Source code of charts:
★ ★ ★ ★ ★ ★ ★
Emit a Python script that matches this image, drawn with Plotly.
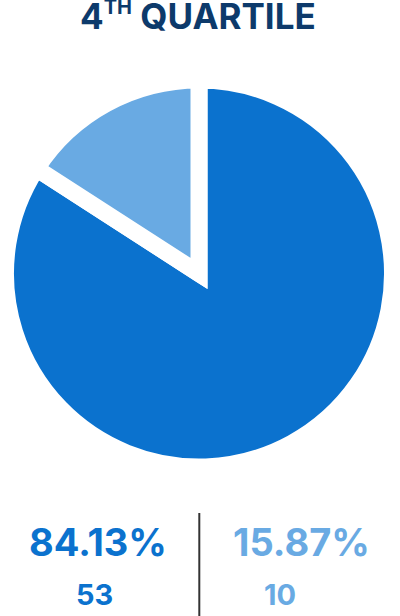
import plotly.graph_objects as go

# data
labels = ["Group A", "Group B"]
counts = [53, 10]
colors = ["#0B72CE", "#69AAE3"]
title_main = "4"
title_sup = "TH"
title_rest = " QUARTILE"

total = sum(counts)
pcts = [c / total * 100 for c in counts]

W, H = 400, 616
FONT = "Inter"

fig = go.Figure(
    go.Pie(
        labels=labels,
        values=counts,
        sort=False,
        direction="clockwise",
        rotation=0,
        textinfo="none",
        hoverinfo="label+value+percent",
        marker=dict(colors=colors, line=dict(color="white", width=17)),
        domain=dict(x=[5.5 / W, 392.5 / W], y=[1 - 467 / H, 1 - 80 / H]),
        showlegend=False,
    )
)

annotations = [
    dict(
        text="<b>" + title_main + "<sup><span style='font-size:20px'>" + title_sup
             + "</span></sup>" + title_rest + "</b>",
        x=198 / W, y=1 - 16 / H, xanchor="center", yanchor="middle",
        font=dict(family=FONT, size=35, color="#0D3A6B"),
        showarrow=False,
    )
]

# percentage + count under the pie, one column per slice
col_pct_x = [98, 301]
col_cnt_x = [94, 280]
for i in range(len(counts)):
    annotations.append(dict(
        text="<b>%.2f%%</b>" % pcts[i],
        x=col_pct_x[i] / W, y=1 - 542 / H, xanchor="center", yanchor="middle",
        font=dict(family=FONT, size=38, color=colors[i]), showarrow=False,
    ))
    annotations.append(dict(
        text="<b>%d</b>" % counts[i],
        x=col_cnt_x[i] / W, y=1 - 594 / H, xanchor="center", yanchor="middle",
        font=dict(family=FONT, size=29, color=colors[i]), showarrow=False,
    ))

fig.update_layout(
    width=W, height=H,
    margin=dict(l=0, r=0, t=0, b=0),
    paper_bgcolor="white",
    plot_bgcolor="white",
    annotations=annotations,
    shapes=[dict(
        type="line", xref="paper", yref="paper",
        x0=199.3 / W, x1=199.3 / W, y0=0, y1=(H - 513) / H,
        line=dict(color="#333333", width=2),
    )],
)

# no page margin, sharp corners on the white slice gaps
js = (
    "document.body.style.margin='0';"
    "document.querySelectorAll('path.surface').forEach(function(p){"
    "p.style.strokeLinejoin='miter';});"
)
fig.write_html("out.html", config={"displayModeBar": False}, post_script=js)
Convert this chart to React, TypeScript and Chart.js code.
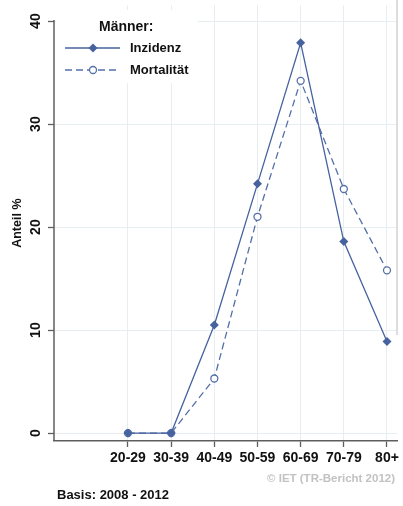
★ ★ ★ ★ ★ ★ ★
WORK REQUIRED: Locate all lines in the listing above with the word "this" and copy them.

COMPLETE OUTPUT:
Emit a Python script that matches this image, drawn with Plotly.
Convert this chart to React, TypeScript and Chart.js code.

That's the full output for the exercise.